[Source code of charts]
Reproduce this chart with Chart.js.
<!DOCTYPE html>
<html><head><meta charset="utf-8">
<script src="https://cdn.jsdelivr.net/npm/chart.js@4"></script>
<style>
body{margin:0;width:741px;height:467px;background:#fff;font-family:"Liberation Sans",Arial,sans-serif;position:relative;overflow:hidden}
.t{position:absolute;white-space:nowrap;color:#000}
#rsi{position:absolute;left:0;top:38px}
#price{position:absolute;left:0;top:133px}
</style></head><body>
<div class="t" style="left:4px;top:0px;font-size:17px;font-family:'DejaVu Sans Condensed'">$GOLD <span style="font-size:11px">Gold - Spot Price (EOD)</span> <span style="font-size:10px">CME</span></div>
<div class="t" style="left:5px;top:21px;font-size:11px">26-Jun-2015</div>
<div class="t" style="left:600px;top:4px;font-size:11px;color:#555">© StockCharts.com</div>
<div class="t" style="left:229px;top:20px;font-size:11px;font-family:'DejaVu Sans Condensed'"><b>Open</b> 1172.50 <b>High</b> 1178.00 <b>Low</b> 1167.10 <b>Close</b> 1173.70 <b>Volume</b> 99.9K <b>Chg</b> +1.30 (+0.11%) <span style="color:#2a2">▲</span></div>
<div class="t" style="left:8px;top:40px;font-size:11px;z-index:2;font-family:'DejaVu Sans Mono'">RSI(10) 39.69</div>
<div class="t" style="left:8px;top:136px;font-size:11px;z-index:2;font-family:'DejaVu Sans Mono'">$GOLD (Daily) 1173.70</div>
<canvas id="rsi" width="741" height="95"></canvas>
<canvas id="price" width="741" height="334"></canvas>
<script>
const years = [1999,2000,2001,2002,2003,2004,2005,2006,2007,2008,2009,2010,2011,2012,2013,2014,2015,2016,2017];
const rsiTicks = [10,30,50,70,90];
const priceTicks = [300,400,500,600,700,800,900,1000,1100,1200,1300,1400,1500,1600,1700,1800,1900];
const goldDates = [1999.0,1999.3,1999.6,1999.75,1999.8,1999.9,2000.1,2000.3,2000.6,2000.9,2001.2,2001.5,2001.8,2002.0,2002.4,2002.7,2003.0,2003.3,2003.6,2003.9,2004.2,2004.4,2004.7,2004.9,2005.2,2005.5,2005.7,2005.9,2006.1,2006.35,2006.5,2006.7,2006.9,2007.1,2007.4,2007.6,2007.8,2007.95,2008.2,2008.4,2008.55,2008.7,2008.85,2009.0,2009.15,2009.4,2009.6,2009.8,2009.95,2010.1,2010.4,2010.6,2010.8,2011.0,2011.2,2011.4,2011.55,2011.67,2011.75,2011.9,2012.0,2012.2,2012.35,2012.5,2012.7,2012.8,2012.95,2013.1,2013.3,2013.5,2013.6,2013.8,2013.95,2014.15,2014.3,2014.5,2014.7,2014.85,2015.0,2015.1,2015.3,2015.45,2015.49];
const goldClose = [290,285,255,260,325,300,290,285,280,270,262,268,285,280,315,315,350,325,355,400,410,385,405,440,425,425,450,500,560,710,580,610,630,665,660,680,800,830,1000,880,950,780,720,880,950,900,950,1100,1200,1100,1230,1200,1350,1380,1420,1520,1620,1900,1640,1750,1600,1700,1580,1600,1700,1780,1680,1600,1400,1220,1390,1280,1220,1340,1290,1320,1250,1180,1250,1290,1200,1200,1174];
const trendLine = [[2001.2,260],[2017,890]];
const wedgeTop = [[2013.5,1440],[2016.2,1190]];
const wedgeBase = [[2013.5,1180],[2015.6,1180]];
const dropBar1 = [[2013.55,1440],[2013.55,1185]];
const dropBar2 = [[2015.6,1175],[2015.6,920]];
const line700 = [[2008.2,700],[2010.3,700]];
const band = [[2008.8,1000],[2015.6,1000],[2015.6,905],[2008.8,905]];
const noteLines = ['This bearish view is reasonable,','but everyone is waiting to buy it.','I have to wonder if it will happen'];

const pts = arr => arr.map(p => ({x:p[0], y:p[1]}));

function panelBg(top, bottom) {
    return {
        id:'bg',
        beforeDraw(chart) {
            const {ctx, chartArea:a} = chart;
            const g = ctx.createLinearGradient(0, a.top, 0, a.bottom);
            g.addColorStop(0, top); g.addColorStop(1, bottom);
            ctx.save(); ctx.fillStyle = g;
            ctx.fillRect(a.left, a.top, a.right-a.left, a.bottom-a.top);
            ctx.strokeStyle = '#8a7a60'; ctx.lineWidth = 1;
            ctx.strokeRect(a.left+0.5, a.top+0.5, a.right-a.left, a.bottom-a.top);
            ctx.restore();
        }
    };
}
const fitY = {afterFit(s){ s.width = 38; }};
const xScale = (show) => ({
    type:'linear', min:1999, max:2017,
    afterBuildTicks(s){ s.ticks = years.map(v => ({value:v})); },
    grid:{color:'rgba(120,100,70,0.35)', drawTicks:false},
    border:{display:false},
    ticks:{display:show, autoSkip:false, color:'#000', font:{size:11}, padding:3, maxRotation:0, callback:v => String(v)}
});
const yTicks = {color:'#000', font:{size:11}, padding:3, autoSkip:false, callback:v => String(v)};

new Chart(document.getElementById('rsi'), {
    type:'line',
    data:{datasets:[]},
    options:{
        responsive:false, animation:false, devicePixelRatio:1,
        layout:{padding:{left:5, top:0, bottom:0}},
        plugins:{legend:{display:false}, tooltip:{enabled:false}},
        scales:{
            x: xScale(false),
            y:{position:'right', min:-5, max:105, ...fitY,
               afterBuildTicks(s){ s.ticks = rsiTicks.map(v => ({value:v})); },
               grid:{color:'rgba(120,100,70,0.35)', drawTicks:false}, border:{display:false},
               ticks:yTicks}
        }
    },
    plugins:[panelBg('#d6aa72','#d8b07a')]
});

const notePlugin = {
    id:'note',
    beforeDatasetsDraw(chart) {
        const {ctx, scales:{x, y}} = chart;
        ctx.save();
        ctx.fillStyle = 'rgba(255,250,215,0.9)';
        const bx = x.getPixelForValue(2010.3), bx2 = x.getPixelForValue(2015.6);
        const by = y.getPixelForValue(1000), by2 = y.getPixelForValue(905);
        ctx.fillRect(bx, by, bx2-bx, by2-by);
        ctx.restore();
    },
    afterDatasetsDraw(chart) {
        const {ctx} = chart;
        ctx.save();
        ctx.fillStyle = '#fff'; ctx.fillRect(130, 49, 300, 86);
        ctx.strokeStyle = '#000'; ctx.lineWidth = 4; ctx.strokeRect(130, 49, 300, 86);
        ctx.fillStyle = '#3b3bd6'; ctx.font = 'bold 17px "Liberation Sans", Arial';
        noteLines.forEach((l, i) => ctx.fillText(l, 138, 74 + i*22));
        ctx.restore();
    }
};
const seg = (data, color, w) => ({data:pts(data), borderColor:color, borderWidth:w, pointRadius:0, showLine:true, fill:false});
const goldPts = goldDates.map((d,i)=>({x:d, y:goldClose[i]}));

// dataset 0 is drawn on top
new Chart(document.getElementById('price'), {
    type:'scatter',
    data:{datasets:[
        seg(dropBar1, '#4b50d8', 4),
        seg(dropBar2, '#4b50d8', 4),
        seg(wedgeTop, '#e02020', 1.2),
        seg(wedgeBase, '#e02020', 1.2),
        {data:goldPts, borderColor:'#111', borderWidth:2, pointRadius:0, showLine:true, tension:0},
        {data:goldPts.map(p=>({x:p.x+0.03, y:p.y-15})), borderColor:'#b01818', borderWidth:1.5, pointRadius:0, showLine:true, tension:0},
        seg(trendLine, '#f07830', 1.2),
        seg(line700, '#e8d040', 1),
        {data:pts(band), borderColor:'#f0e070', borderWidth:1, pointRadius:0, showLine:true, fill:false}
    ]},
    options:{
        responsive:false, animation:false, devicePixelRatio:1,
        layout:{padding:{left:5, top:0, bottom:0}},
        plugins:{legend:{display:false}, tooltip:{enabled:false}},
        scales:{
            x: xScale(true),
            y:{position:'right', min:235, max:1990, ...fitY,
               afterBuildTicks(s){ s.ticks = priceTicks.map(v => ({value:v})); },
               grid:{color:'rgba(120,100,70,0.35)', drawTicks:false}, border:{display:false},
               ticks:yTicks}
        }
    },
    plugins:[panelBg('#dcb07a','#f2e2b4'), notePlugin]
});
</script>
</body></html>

...

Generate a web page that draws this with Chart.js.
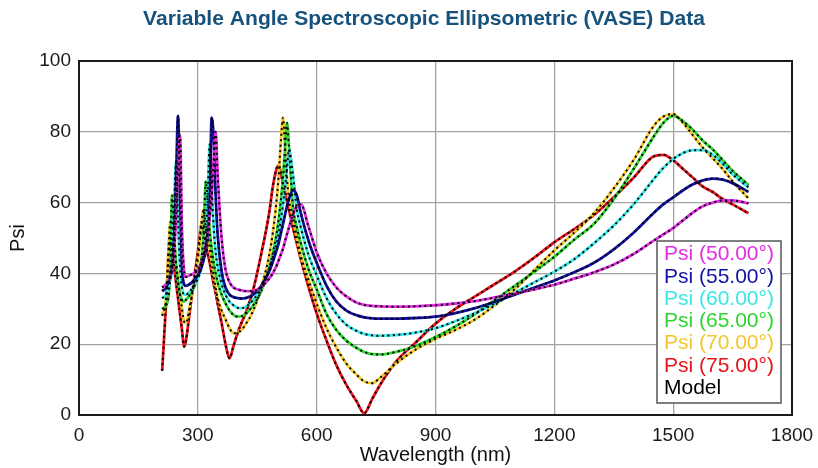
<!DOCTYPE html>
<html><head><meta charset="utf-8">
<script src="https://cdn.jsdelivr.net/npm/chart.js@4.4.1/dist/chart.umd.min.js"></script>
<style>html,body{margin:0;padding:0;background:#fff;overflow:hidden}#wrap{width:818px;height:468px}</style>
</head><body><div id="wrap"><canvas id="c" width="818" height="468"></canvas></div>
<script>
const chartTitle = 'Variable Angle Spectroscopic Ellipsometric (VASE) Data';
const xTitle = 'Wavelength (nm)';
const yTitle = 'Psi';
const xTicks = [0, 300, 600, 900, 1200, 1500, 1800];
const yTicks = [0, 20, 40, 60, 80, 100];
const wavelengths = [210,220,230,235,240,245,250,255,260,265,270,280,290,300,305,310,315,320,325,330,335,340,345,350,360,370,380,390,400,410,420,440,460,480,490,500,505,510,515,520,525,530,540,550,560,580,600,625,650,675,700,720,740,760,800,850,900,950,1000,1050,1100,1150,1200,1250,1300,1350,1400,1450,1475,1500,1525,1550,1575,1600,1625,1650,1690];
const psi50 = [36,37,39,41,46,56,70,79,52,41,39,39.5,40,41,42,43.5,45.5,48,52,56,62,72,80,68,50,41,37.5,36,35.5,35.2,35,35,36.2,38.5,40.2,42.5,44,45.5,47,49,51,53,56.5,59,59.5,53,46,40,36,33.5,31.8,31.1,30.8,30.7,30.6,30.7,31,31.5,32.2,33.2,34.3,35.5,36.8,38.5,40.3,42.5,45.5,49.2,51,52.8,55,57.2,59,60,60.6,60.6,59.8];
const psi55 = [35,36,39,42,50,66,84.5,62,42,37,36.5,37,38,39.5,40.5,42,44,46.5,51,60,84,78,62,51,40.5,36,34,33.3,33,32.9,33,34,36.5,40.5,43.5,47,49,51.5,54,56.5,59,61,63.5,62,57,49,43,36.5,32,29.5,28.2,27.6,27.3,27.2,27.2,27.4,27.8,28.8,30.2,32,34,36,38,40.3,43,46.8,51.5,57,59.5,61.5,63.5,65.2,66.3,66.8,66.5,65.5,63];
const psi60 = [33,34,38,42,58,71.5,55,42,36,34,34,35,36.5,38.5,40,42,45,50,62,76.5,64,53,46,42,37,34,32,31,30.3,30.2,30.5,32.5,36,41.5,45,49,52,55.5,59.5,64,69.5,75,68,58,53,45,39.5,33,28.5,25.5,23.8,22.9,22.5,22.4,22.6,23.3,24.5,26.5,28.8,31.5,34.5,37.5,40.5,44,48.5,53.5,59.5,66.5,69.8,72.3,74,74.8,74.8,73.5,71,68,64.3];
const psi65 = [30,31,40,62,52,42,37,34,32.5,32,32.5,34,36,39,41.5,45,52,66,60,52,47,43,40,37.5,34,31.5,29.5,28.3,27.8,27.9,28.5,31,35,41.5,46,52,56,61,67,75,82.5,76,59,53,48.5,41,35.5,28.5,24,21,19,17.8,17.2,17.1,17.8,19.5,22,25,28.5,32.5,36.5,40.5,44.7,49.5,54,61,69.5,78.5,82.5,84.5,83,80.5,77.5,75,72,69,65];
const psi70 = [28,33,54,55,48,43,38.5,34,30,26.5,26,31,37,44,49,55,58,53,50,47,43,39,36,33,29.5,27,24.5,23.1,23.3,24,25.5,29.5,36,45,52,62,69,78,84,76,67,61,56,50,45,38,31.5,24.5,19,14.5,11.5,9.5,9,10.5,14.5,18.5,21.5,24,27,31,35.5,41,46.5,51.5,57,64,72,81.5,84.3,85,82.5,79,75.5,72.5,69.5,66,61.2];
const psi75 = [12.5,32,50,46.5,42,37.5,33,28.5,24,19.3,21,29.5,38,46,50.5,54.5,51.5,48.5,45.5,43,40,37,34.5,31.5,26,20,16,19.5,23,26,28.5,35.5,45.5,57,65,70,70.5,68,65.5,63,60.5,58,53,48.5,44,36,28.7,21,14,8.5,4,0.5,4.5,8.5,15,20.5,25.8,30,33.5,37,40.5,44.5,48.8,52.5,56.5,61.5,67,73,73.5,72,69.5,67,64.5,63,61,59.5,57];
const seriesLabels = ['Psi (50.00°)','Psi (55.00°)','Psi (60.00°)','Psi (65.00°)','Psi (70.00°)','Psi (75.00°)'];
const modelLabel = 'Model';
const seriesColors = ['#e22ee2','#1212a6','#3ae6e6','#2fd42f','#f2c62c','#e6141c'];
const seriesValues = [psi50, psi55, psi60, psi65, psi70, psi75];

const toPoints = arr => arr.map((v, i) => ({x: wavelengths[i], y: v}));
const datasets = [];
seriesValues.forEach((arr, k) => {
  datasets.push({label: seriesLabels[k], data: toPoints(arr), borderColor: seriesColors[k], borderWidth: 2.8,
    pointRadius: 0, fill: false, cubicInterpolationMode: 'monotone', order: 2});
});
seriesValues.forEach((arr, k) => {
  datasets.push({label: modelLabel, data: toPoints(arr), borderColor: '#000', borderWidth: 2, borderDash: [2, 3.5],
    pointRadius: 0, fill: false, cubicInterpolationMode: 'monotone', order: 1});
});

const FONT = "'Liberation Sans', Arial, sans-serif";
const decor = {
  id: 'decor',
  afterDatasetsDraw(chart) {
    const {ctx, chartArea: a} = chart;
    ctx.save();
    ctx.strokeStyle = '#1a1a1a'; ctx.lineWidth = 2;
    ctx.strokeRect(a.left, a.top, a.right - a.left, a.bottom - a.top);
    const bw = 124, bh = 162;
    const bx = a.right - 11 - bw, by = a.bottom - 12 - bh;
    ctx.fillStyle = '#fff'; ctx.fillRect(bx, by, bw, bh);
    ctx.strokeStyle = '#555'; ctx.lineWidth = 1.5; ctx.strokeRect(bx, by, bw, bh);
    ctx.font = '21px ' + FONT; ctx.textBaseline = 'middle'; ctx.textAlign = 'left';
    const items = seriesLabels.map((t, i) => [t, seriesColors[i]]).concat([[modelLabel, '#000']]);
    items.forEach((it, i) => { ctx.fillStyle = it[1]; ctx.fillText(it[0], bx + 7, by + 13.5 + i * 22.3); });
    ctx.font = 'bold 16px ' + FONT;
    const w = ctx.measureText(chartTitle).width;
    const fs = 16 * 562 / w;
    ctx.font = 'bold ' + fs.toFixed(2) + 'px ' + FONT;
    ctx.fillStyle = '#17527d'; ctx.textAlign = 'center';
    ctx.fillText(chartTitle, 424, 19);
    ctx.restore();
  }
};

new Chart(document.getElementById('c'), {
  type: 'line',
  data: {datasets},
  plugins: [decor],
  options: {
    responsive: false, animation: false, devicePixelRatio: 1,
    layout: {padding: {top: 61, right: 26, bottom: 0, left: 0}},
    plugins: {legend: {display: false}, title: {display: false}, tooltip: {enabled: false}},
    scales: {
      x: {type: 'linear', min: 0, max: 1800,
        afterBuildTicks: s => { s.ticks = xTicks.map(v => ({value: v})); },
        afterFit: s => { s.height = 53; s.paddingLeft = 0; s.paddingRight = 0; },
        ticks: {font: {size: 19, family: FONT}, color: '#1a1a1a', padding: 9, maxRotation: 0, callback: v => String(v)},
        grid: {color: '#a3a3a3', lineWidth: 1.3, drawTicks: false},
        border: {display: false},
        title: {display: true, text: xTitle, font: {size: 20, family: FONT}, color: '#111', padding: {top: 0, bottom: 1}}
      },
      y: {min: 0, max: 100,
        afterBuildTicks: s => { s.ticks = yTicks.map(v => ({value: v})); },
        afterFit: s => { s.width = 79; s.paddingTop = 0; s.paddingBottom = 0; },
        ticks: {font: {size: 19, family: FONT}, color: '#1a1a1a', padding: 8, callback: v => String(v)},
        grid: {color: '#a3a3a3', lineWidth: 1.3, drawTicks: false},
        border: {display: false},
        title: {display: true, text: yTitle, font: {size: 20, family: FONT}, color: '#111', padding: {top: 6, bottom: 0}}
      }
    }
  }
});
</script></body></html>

EXERCISE >> Your task is to report how many lines of the material include the string "with". Give the number and no other words.

RESULT OF THE EXERCISE >> 2